In town: I was in the midst of hate, and then suddenly the ice truck pulled up, and I loved it. Loved how the two Latino guys jumped out and threw up the rolling back door of the truck. Loved the way one of them jumped inside and starting tossing down bags to the other, who stacked them on a waiting dolly. Loved as his gloved hands nimbly flexed and grabbed and patted. I loved the rhythm: Catch, Smack, Stack...Catch, Smack, Stack... I loved watching as the stack grew. Eleven bags to a layer. Two layers. Three. Six. Eight. The stack grew as high as the man stacking and he had to reach up over his head to put them in place. Thirteen layers. Eleven bags per layer. Seven pounds per bag. 1001 pounds of ice, sitting in front of me. 94 degrees, on the pavement.
And I loved the way the men rolled the dolly inside and re-stacked the ice inside the freezer. 23 degrees, inside the freezer.
I loved the quickness of it all. The rush to get it all from the truck into the store, under the sun. 'How much ice do you go through,' I asked the lady in the store. 'A lot,' she said. 'They have to bring it two or three times a day.' 'And how much does it cost?' I asked. 'A dollar fifty three a bag,' she said, 'including tax. Three - 0 - seven for two bags.' (As if that were a steal.) 'And we hardly ever sell just a bag. Five or ten at a time, mostly.'
I loved, today, the idea of the ice. The idea of the time it buys, that must be bought. The idea that all that ice will just buy a little time - maybe to keep your beer cold, or your milk, or your thinly sliced ham from the grocery store deli - and is then doomed to melt back away. Doomed to go back into water. Doomed to be poured out on the side of the road, or in a campground, somewhere...

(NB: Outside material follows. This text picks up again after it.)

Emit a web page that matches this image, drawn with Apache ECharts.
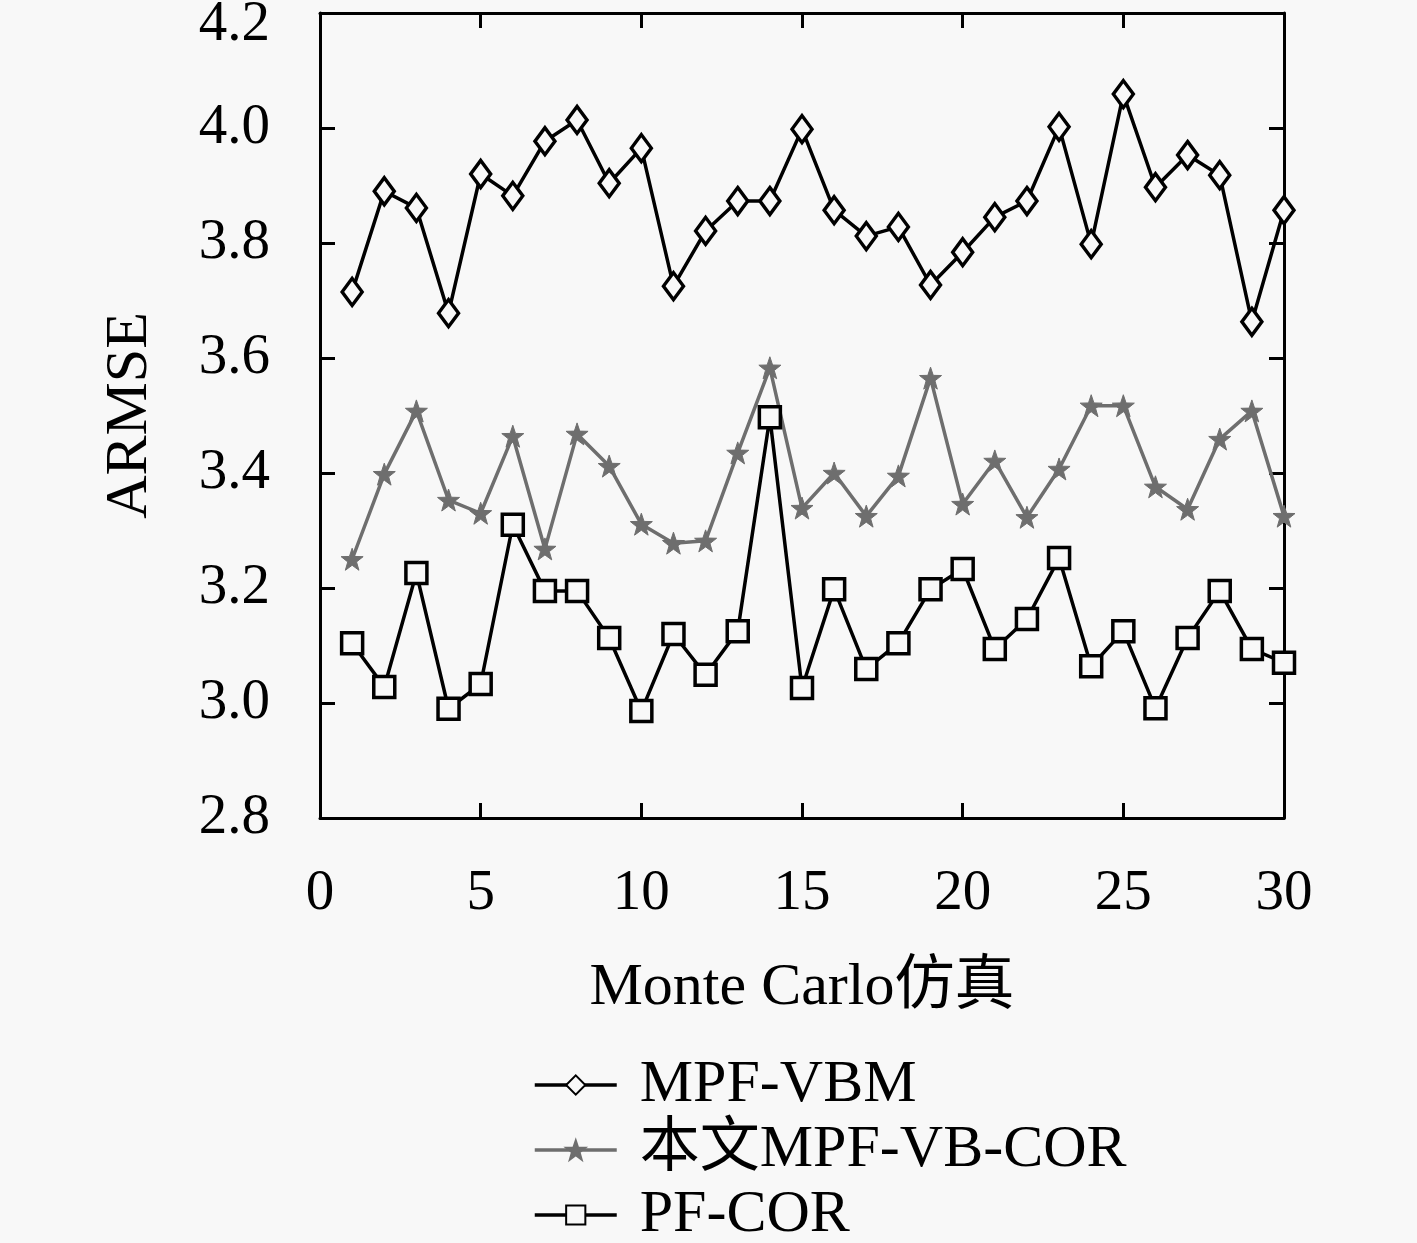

I loved evening. As the sun fell and the heat faded a little. Loved walking on the sidewalks. Loved it when a kid in a car yelled at me from a stoplight. 'Cut your hair!' And I smiled and said 'Sure,' and he said 'I'll give you a hundred dollars to cut your hair.' I was interested. 'Okay,' I said. I loved how instead of pulling out scissors he pulled out a middle finger and waved it at me as the light turned green.

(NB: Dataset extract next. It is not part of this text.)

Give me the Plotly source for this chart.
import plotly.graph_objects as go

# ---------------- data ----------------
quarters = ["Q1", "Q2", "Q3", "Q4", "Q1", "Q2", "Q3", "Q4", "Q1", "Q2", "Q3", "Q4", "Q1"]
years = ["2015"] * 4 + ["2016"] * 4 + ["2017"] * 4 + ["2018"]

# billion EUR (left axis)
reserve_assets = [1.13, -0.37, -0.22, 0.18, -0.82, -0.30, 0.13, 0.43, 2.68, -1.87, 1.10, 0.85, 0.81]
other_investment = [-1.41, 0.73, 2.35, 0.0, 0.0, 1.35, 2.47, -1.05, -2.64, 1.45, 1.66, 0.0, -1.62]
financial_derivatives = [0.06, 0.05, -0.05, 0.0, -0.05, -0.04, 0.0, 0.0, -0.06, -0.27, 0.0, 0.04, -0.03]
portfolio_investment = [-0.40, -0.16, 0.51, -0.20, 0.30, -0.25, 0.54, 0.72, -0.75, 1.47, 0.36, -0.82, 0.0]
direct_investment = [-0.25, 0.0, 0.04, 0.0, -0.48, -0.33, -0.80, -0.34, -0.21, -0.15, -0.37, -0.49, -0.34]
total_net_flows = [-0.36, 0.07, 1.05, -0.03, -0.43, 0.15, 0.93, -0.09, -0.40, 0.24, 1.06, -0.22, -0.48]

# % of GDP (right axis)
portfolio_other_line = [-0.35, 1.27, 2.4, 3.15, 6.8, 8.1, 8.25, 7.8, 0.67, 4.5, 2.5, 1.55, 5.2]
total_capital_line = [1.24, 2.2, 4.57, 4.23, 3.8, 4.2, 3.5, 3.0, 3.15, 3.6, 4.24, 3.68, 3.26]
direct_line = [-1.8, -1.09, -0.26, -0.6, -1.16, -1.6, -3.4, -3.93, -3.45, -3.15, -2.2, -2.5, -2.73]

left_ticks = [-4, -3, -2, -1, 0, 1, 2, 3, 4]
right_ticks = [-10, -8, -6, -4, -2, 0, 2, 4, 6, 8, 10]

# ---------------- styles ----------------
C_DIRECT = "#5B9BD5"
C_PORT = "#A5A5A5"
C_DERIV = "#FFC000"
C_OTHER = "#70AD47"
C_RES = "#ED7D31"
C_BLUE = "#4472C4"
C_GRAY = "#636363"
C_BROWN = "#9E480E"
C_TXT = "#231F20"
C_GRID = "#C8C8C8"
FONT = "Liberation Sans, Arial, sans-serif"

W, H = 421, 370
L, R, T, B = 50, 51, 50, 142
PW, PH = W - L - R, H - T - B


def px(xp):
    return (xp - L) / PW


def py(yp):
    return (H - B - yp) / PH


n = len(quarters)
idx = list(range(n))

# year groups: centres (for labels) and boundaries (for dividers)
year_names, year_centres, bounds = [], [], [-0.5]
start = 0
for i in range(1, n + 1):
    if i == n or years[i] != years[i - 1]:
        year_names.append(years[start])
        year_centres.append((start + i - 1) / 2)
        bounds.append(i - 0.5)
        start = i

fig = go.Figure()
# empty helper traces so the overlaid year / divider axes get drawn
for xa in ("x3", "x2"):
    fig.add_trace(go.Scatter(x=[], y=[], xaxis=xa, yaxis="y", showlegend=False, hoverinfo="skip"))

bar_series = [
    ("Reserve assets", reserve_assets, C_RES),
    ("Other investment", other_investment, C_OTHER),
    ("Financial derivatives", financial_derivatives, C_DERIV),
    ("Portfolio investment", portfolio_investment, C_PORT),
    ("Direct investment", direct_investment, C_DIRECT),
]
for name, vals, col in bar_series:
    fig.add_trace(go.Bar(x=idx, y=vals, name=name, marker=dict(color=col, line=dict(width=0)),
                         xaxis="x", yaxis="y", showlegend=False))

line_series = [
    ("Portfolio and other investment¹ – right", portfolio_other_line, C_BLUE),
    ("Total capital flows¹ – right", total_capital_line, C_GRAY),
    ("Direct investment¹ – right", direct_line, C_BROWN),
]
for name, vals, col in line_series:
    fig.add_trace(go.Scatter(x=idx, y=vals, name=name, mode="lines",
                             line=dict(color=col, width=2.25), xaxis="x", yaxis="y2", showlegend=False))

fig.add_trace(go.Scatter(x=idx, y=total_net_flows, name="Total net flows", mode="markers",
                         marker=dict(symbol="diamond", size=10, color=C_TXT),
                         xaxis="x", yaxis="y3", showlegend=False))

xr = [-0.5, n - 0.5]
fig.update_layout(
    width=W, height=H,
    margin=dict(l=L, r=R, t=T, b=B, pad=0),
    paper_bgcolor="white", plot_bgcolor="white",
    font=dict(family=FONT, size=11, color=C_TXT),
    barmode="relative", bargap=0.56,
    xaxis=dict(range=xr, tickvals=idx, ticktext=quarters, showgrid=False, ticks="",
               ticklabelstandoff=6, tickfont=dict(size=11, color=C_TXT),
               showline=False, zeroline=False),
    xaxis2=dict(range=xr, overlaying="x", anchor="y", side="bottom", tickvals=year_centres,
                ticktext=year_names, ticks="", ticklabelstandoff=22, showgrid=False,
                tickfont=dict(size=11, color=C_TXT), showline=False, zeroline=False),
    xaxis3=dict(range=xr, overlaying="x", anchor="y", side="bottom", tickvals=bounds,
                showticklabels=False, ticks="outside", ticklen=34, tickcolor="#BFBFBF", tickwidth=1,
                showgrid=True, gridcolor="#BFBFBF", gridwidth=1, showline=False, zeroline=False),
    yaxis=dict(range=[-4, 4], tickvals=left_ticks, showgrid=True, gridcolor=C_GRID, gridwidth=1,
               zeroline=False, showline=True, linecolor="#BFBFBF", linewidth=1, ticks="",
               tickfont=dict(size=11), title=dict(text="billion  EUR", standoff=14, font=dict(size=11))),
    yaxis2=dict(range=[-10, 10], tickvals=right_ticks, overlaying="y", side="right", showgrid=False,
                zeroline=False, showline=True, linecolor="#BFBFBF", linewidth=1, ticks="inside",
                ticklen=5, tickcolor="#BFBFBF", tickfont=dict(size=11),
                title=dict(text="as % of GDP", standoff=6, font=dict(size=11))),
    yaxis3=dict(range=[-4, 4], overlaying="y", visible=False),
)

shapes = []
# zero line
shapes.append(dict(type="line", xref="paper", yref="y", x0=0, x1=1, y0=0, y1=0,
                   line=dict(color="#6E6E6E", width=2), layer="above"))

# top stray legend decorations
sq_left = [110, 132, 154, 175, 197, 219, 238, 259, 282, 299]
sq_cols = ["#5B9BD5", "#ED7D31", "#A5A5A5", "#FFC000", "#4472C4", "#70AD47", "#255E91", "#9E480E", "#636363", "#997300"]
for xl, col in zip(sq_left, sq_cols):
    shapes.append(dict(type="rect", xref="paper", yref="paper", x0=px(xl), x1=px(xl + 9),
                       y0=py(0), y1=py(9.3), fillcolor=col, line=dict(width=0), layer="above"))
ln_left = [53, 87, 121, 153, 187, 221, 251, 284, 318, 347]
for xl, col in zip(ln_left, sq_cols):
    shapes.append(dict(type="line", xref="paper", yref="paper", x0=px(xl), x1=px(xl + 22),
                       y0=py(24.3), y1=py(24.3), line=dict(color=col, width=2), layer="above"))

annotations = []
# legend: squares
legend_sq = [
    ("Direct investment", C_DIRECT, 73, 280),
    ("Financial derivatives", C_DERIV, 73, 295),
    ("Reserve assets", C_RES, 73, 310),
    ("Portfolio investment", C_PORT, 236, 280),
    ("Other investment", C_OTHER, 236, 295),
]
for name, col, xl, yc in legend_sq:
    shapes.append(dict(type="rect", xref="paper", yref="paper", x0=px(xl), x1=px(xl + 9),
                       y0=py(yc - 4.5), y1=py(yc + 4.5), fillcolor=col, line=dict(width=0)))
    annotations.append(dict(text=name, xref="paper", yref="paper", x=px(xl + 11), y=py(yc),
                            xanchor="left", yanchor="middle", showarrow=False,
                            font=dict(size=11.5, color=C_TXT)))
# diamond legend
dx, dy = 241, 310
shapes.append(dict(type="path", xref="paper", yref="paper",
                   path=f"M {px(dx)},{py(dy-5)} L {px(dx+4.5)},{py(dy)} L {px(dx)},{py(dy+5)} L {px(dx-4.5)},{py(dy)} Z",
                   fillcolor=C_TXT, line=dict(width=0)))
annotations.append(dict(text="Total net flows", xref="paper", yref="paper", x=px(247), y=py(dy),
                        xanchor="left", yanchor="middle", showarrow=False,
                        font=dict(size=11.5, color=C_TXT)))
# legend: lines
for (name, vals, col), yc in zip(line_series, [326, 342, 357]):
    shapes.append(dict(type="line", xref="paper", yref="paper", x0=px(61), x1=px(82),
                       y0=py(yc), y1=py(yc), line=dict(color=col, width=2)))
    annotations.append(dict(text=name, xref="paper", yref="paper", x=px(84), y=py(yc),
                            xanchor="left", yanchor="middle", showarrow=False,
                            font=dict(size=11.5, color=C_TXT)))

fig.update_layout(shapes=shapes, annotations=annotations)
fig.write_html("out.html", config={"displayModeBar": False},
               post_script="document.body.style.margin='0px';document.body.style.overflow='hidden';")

I loved the grocery store. Loved the familiar aisles, and sections. Deli. Produce. Bakery. Bread. Soup. Dairy. Cosmetics. Customer Service. Loved being surrounded by food. And loved how everyone seemed eager to talk to me, to hear my story. The older couple. The younger couple. The mother and daughter. The checkout clerk. And I loved talking about myself, about my trip. Loved feeling social.
I loved eating my macaroni outside the store, on the sidewalk.
I loved putting new film in my camera.
And I loved, today, the way that everything seemed to be a love or a hate, and the way that nothing seemed bland, or mundane.
It's interesting to think that when my life seemed too pedestrian, I became a pedestrian. The pedestrian seems to be going away.